Content creation is handled through structured interviews rather than asking people to write from scratch. Team members answer questions about their professional perspective. Those answers get shaped into polished posts in their voice. The barrier to entry is low enough that even reluctant creators will participate.
Voice profiles are maintained for each team member. Not elaborate personas, but a clear picture of how each person actually communicates — their vocabulary, tone, the way they structure arguments, what they find funny. Posts that reflect this profile land as genuine.
An approval queue catches everything before it publishes. One person reviews and approves, usually once or twice a week. The review takes 20 minutes for a full team's content.
Analytics track performance per person, not just in aggregate. Knowing that your CTO's posts on hiring consistently outperform her posts on technology stack tells you something useful about where to focus her content energy.
A feedback loop between analytics and content creation means the programme improves over time. Topics and formats that work get more investment. Approaches that don't get dropped.
The timeline to expect
The honest answer on EGC timelines is that month one and two are about infrastructure and calibration, not results. Expect modest numbers and spend your energy making the workflow run smoothly.
Months three and four are where patterns start to emerge. Certain team members are building momentum. Certain topics are consistently drawing engagement. The voice profiles are dialled in and drafts need less editing.

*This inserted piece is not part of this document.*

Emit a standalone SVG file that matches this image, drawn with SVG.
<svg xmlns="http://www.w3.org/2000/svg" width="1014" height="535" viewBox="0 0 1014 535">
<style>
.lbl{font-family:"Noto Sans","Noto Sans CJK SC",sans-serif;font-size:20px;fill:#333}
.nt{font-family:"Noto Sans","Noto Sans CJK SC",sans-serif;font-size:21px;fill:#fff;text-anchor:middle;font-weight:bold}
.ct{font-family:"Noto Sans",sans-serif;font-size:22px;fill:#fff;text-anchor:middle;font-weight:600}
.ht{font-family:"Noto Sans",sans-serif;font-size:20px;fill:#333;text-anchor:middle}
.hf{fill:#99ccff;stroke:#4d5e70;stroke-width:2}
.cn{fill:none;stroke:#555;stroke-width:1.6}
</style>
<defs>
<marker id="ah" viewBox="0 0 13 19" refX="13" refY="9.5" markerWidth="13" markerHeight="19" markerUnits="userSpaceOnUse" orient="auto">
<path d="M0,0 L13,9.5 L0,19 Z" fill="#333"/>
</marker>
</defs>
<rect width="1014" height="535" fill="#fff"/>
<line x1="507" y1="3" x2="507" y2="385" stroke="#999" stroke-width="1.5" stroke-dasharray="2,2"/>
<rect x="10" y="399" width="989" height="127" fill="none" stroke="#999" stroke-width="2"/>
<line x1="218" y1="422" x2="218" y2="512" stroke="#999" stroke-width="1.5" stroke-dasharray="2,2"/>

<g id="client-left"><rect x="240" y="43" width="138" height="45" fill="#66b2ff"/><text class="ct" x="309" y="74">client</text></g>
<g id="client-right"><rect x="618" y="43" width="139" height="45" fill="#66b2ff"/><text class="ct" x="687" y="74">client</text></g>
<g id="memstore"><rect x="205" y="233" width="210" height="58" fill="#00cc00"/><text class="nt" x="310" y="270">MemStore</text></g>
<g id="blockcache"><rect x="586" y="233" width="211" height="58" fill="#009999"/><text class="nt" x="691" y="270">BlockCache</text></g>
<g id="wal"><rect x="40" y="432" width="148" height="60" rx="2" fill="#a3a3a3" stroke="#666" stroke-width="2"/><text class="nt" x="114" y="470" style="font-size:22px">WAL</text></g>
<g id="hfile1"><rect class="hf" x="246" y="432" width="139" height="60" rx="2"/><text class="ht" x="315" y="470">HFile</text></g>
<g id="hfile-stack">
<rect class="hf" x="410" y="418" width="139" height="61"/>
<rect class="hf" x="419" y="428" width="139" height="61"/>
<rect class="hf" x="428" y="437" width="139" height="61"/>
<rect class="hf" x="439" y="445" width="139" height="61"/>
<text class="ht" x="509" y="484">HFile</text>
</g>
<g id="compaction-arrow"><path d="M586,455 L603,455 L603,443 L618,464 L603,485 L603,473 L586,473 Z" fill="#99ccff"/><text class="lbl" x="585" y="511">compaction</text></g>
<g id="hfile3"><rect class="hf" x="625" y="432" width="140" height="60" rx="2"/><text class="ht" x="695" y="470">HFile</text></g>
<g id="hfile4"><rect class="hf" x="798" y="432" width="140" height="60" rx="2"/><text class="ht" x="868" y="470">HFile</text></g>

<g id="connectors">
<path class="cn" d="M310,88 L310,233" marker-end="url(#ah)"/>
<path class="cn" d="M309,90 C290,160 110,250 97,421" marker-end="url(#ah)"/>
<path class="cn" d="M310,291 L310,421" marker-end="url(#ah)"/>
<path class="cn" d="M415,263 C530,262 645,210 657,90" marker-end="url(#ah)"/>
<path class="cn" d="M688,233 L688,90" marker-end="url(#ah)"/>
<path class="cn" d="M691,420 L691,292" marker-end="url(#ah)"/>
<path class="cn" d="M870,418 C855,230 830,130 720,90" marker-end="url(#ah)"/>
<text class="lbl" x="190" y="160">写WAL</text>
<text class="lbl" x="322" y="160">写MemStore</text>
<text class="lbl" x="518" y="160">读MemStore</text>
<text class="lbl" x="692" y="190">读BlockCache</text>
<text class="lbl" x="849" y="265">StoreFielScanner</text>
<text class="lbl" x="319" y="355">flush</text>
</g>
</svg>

From month six onwards, if the programme has been running consistently, the compound effect becomes visible. Individual audience sizes are growing. Inbound DMs and connection requests from relevant people are increasing. The total reach of your team's content is measurably larger than your company page reach, often by a factor of five to ten.
EGC isn't a quick win. It's one of the highest-leverage content investments a B2B company can make, precisely because it builds something no paid strategy can replicate: a collection of growing, authentic personal brands that continuously generate warm interest in your company.